A: Correct. People no longer see that the vote results in a substantive change in the condition of their lives – be it a job, be it a local opportunity, be it living without corruption, be it water, be it electricity.

I think that the challenge we have is that people have disengaged [from] politics. But you must understand the context. People fundamentally believed that the objective of democracy is, firstly, liberation, and after that loyalty to the liberation movement, and not that changing your vote changes your circumstances.

I think large numbers of ANC voters are completely disengaged rather than changing their votes.

What we have to do, again, is make that link for voters between the circumstances of their lives and electoral outcomes, which hasn’t been inculcated in South Africa.

When World War 2 ended, and there was reconstruction in Germany, it took five years to have their first election, because there [were] five years of civic education to inculcate what liberal democracy is, what democracy is, what political parties stand for, and so on.

All these foundations that exist, that do good work – the Friedrich Naumann Foundation, the Hans Seidel Foundation, the Konrad Adenauer Foundation, the Rosa Luxemburg Foundation – they were created in Germany to help foster that.

In South Africa, we went straight from a terrible system into democracy without the concomitant civic education view. So that’s the challenge of what we have to do now – civic education. That’s how we’re going to energise those voters and give them a reason to vote again.

Q: When I read through your Congress documents, listen, watch everything being said, it says that with the DA in government, South Africa is beginning to turn the corner.
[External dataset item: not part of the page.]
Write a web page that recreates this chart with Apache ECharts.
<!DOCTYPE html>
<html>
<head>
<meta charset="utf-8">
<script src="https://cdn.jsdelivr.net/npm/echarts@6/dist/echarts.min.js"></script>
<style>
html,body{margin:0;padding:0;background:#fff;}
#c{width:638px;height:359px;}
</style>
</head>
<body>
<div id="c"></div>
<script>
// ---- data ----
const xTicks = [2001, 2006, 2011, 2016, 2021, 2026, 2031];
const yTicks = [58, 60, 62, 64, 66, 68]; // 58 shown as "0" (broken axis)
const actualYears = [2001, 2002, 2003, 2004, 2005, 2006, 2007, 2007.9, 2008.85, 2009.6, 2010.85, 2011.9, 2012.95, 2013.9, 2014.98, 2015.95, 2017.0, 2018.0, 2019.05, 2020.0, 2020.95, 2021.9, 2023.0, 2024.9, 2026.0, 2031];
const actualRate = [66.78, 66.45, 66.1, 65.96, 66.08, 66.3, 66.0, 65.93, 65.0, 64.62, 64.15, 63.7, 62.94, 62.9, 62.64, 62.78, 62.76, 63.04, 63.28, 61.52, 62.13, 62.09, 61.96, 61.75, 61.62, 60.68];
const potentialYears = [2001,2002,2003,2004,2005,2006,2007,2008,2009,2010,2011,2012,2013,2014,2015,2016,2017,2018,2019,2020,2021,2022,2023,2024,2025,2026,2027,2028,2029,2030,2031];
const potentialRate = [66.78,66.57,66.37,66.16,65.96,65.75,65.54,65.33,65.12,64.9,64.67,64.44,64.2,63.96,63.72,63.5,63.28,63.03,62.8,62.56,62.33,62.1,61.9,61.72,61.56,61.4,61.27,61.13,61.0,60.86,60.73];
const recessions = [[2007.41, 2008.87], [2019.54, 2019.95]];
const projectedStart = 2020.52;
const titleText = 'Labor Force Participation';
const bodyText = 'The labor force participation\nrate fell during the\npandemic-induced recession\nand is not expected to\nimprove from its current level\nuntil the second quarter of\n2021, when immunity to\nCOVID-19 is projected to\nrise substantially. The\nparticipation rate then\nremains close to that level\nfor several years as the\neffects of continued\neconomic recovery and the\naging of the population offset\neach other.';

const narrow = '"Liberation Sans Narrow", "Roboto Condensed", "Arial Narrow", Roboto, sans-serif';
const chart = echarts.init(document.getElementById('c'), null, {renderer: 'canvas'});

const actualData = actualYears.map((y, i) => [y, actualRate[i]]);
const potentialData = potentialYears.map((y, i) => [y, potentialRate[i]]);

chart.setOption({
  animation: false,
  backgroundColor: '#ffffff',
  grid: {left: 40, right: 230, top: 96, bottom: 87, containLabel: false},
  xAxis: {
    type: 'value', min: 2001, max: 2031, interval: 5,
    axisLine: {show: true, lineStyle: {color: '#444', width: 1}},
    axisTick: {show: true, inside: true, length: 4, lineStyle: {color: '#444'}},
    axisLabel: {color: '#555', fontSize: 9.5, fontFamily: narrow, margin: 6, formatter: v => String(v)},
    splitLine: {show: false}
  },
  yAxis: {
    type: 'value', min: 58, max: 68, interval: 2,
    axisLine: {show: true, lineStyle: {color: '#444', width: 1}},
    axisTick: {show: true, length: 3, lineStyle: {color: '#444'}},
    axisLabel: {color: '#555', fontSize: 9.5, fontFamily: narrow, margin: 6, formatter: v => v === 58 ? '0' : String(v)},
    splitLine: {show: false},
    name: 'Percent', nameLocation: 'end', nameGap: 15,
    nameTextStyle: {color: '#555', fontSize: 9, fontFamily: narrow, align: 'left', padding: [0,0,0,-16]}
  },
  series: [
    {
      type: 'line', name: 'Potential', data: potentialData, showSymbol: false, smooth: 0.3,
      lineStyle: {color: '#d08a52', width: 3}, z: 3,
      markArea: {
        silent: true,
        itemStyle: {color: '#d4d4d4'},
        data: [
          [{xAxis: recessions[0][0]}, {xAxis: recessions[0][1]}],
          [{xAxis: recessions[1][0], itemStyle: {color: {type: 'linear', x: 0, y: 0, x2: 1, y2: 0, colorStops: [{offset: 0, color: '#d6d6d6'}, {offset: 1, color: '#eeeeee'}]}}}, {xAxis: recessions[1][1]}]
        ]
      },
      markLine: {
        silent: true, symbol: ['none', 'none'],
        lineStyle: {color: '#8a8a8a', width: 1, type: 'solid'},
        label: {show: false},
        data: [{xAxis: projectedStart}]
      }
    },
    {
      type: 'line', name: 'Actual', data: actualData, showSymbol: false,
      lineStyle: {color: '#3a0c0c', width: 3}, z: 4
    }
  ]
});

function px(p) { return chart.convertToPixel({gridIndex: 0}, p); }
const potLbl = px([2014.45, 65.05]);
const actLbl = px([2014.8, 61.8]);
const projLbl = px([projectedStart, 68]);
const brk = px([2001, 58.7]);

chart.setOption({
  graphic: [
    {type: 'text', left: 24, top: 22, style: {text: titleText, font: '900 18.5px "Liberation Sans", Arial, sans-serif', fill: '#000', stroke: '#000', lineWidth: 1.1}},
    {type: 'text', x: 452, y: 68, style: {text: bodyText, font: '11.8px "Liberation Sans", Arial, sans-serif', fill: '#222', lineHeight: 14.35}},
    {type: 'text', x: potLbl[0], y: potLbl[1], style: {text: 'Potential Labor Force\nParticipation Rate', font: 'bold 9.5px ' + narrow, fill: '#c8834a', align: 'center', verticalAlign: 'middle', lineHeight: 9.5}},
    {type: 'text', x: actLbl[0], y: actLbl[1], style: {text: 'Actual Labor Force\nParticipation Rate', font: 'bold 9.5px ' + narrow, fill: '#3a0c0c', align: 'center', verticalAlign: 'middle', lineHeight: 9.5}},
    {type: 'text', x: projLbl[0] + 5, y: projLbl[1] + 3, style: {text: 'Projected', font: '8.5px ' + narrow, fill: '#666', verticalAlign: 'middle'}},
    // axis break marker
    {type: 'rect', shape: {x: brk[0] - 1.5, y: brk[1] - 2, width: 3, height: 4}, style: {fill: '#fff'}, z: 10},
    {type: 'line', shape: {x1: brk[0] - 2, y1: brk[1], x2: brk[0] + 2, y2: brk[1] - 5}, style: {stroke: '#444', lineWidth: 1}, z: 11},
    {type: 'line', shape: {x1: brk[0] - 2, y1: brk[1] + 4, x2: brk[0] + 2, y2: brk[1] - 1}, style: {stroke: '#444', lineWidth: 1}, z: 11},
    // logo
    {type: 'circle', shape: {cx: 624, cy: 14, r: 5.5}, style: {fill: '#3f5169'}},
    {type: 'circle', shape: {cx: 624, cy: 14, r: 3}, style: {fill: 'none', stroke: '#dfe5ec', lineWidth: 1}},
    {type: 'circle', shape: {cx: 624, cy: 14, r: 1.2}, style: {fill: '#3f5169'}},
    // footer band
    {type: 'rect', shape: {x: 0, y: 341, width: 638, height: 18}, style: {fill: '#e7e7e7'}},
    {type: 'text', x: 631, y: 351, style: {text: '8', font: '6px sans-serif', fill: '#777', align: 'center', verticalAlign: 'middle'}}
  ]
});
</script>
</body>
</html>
But if you look at the latest statistics from an HSRC survey, people do not experience that functionality in their lives yet. The key finding is that the number of those who have given up on democracy, are beginning to say they will consider non-democratic forms of government because it doesn’t really matter, are growing. How do you turn that around?
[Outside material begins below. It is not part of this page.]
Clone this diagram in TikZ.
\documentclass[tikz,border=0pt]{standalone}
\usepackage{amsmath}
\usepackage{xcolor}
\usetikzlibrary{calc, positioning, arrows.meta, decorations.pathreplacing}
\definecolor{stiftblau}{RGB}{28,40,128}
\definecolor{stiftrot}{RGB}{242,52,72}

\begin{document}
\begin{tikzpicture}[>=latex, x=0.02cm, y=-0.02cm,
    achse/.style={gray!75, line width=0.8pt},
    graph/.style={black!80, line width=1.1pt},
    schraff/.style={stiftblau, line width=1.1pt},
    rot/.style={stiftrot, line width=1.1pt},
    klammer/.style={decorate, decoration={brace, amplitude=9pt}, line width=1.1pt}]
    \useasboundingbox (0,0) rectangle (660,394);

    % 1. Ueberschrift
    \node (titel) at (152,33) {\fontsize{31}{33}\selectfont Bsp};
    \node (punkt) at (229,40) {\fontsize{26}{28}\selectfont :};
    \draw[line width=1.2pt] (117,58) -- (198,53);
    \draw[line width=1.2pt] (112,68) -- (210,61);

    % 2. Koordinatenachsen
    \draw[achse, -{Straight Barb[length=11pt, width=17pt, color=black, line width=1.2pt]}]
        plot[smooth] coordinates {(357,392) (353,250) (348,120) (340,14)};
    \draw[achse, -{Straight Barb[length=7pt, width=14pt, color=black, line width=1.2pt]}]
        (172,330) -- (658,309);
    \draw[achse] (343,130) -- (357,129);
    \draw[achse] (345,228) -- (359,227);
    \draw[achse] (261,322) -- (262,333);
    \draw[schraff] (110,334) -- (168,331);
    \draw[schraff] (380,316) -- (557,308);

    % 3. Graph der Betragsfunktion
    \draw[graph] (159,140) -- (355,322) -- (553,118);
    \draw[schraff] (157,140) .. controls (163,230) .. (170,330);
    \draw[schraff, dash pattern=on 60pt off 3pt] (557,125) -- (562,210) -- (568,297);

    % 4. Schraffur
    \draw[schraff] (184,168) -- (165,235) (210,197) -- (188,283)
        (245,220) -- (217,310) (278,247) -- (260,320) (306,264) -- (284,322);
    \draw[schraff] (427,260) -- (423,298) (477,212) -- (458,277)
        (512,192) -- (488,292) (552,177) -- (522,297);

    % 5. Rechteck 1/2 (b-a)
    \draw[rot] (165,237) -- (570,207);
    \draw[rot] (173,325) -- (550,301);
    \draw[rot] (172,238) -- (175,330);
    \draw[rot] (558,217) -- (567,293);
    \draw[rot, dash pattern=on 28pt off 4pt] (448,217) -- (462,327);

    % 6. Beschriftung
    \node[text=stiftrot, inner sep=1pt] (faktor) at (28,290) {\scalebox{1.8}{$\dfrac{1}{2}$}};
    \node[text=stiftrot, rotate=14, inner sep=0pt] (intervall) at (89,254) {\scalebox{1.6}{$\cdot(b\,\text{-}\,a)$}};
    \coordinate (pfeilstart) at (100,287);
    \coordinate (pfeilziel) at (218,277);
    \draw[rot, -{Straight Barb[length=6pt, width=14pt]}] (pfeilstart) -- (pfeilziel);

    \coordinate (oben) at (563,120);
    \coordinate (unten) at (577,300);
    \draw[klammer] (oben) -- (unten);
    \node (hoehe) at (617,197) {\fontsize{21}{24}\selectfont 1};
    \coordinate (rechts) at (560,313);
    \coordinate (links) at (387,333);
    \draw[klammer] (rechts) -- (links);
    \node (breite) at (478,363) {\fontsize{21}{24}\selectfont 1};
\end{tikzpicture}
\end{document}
A: There was a very disturbing poll that said more than half of South Africans would accept military rule. That was the most disturbing. What that, again, tells you is that people presumed in ’94 that liberation would bring tangible improvements. For too many people, it hasn’t.

Which tells you the policy suit has not delivered those improvements. We have delivered improvements at the margins. We have not yet delivered the kind of rapid economic growth that we need.

Of course, this is because the ANC still governs with some of its [ideological] edifices and sometimes core ideas. And so the ANC needs to reshape some of those core ideas. We’ve tried these things since ’94, in some cases since ’97 or the early 2000s, and it’s been perpetuated.

We need to undergo policy shifts for people to begin to feel those changes.

Nonku- Leaders
From left, Ashor Sarupen, Solly Msimanga and Geordin Hill-Lewis celebrate during the DA Federal Congress 2026 in Johannesburg. (Photo: Felix Dlangamandla)

However, that being said, the biggest reason why people are not feeling tangible improvement is when the water isn’t coming out of your tap, it doesn’t matter that the national Department of Water and Sanitation has an excellent DG who has sorted it out, because the municipality is not correctly reticulating water.

It doesn’t matter that Eskom isn’t load shedding us any more, when all the [municipal] substations are blowing up, because the municipality hasn’t maintained them for 20 years.

And I think the complete collapse of local government is driving that in a way that makes people feel like nothing will get better.

Q: You have set yourselves a really big, hairy, audacious goal – you want to be the biggest party by 2029. What does biggest mean? Is it 30% as an electoral outcome? Is it 35%? Is it 40%? Can you put a number on it?

A: The thing about putting a number on it, what I’ve learnt is that you can never actually, this far out of an election, predict it.

What is going to happen – there’s a big thing in November, and that is the local government elections. If the DA is successful in Gauteng, in capturing and then holding, all the way to 2029, Johannesburg and Tshwane, possibly Ekurhuleni, then that’s progress.

If we govern it well and can get to that point, and we can be in stable coalitions, then I think 30% plus is on the cards. And then you can be competitive with the ANC, which is going to be the [other] largest party, because it could be one or two points that determine it [the divide between the two].

We need to do a good job in the Gauteng metros, particularly in Johannesburg, where things have really fallen apart and because it also represents so much of South Africa’s aspiration.

If we govern it well, and we just get the basics working – the street lights, the traffic lights, the potholes get filled, the water gets back into everyone’s taps, if we just do those things, then I think we’ll make a compelling case, considering how much South Africa’s aspiration looks towards Johannesburg.

From the point at which the mining gold rush led to the creation of Johannesburg as a major city, everyone in South Africa has looked to it as a cultural heartland, the sociological heartland.

I think if we can govern Johannesburg well, then 30% plus is on the cards.

Q: Finally, so often when I read the DA now, it feels like history only began when you became part of government. But our country’s story goes back way further than that. Can you avoid our past in the ways that I sometimes feel you all try to do?

A: I think the key thing is that the ANC’s political strategy has been to promise a better yesterday. Our political strategy is to promise a better tomorrow, because at some point, voters are not voting about the past.

In most democracies, nobody looks to the past, they look to the future. They look at what their life is going to be like in five years’ time.

Some of the DA’s policy is historical. If you look at how Mat Cuthbert has, as head of policy, really pushed economic inclusion – and yes, we don’t use race as a marker of disadvantage, we use poverty as the marker – it really is to try to acknowledge that there is a set of historical circumstances that led to a whole lot of people suffering material deprivation, and living lives that you cannot value because you can’t take advantage of opportunity.

That’s core to what we believe – that we must give people lives of value and give them access to opportunity.

But we’ve got to start running a political system that promises a better tomorrow and is future-oriented. The world is changing. DM

This interview has been edited for clarity and brevity.